## What is expected
Go through the data and copy every line exactly, but not the images.

## Available data

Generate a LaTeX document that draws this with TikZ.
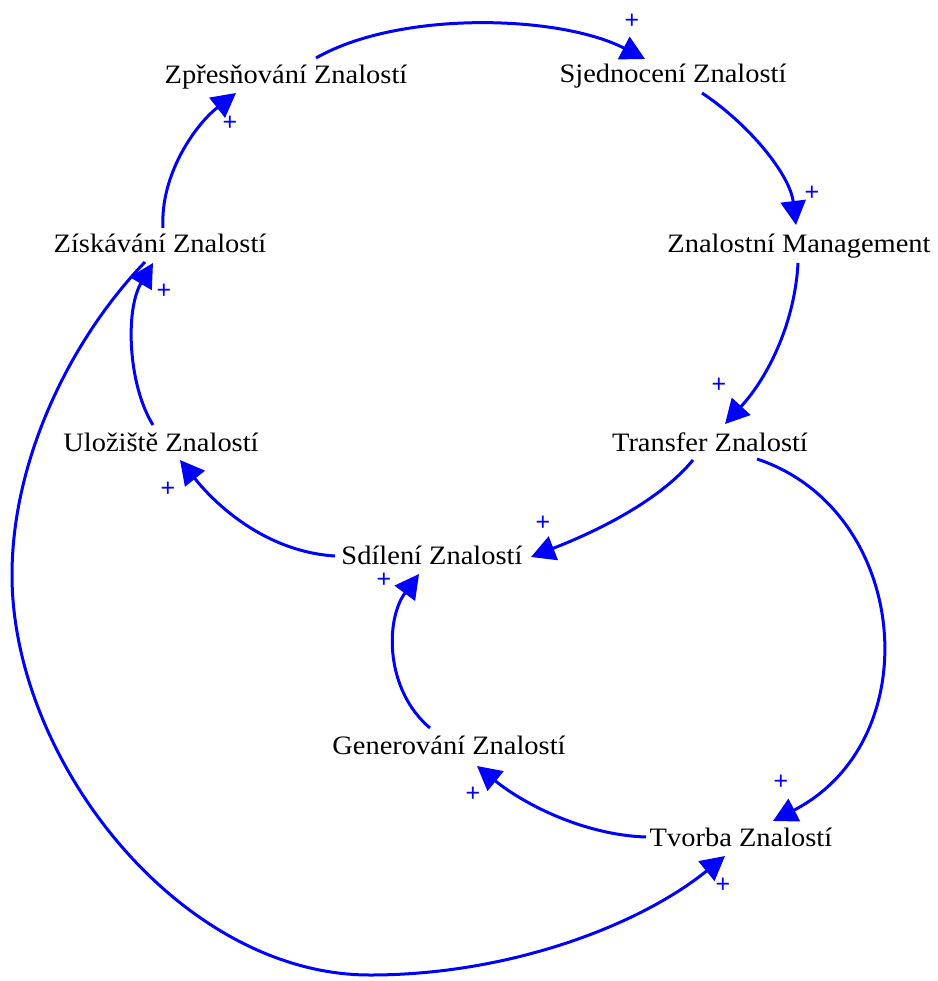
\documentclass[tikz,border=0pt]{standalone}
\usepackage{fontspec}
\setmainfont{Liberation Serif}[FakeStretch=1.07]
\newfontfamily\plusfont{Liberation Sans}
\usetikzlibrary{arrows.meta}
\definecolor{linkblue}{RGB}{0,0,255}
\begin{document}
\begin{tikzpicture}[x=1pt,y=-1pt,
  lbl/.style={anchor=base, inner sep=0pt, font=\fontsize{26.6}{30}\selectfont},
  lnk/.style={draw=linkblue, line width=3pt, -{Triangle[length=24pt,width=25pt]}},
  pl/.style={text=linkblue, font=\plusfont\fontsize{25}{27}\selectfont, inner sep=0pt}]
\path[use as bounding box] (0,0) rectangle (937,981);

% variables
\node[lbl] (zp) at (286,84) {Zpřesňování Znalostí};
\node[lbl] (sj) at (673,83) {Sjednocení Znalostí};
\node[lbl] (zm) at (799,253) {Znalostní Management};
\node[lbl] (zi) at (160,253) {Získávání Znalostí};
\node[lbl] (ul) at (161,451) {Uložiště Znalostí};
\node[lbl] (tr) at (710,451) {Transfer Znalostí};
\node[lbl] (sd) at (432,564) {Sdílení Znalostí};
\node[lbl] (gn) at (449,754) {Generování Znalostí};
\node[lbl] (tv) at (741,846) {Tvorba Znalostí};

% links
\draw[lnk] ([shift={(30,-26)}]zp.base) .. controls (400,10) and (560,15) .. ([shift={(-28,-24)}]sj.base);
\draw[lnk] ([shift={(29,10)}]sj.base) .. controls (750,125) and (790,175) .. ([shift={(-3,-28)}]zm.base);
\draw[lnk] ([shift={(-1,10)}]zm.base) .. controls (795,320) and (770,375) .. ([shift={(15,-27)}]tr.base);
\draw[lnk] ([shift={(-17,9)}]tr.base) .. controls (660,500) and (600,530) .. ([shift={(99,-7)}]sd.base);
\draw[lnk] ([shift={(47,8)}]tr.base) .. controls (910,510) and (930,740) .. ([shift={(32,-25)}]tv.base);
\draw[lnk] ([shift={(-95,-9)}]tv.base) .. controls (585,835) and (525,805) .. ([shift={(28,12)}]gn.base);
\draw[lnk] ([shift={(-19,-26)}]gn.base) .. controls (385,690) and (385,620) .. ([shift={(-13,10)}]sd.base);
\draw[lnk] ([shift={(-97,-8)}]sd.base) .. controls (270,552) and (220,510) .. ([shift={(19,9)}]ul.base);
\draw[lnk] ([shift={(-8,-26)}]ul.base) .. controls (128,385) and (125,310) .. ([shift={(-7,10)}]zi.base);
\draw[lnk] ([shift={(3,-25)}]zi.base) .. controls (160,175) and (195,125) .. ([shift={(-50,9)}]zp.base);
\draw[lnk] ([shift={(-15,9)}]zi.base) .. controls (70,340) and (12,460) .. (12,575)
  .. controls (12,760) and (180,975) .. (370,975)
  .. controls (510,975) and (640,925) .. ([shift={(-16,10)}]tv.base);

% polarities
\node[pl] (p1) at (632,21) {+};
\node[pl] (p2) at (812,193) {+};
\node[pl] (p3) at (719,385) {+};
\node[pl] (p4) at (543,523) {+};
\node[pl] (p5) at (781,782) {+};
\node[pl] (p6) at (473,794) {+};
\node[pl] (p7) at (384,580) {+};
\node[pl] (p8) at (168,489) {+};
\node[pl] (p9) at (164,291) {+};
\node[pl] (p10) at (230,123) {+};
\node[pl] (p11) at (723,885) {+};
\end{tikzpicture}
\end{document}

## Written response
Generate a LaTeX document that draws this with TikZ.
\documentclass[tikz,border=0pt]{standalone}
\usepackage{fontspec}
\setmainfont{Liberation Serif}[FakeStretch=1.07]
\newfontfamily\plusfont{Liberation Sans}
\usetikzlibrary{arrows.meta}
\definecolor{linkblue}{RGB}{0,0,255}
\begin{document}
\begin{tikzpicture}[x=1pt,y=-1pt,
  lbl/.style={anchor=base, inner sep=0pt, font=\fontsize{26.6}{30}\selectfont},
  lnk/.style={draw=linkblue, line width=3pt, -{Triangle[length=24pt,width=25pt]}},
  pl/.style={text=linkblue, font=\plusfont\fontsize{25}{27}\selectfont, inner sep=0pt}]
\path[use as bounding box] (0,0) rectangle (937,981);

% variables
\node[lbl] (zp) at (286,84) {Zpřesňování Znalostí};
\node[lbl] (sj) at (673,83) {Sjednocení Znalostí};
\node[lbl] (zm) at (799,253) {Znalostní Management};
\node[lbl] (zi) at (160,253) {Získávání Znalostí};
\node[lbl] (ul) at (161,451) {Uložiště Znalostí};
\node[lbl] (tr) at (710,451) {Transfer Znalostí};
\node[lbl] (sd) at (432,564) {Sdílení Znalostí};
\node[lbl] (gn) at (449,754) {Generování Znalostí};
\node[lbl] (tv) at (741,846) {Tvorba Znalostí};

% links
\draw[lnk] ([shift={(30,-26)}]zp.base) .. controls (400,10) and (560,15) .. ([shift={(-28,-24)}]sj.base);
\draw[lnk] ([shift={(29,10)}]sj.base) .. controls (750,125) and (790,175) .. ([shift={(-3,-28)}]zm.base);
\draw[lnk] ([shift={(-1,10)}]zm.base) .. controls (795,320) and (770,375) .. ([shift={(15,-27)}]tr.base);
\draw[lnk] ([shift={(-17,9)}]tr.base) .. controls (660,500) and (600,530) .. ([shift={(99,-7)}]sd.base);
\draw[lnk] ([shift={(47,8)}]tr.base) .. controls (910,510) and (930,740) .. ([shift={(32,-25)}]tv.base);
\draw[lnk] ([shift={(-95,-9)}]tv.base) .. controls (585,835) and (525,805) .. ([shift={(28,12)}]gn.base);
\draw[lnk] ([shift={(-19,-26)}]gn.base) .. controls (385,690) and (385,620) .. ([shift={(-13,10)}]sd.base);
\draw[lnk] ([shift={(-97,-8)}]sd.base) .. controls (270,552) and (220,510) .. ([shift={(19,9)}]ul.base);
\draw[lnk] ([shift={(-8,-26)}]ul.base) .. controls (128,385) and (125,310) .. ([shift={(-7,10)}]zi.base);
\draw[lnk] ([shift={(3,-25)}]zi.base) .. controls (160,175) and (195,125) .. ([shift={(-50,9)}]zp.base);
\draw[lnk] ([shift={(-15,9)}]zi.base) .. controls (70,340) and (12,460) .. (12,575)
  .. controls (12,760) and (180,975) .. (370,975)
  .. controls (510,975) and (640,925) .. ([shift={(-16,10)}]tv.base);

% polarities
\node[pl] (p1) at (632,21) {+};
\node[pl] (p2) at (812,193) {+};
\node[pl] (p3) at (719,385) {+};
\node[pl] (p4) at (543,523) {+};
\node[pl] (p5) at (781,782) {+};
\node[pl] (p6) at (473,794) {+};
\node[pl] (p7) at (384,580) {+};
\node[pl] (p8) at (168,489) {+};
\node[pl] (p9) at (164,291) {+};
\node[pl] (p10) at (230,123) {+};
\node[pl] (p11) at (723,885) {+};
\end{tikzpicture}
\end{document}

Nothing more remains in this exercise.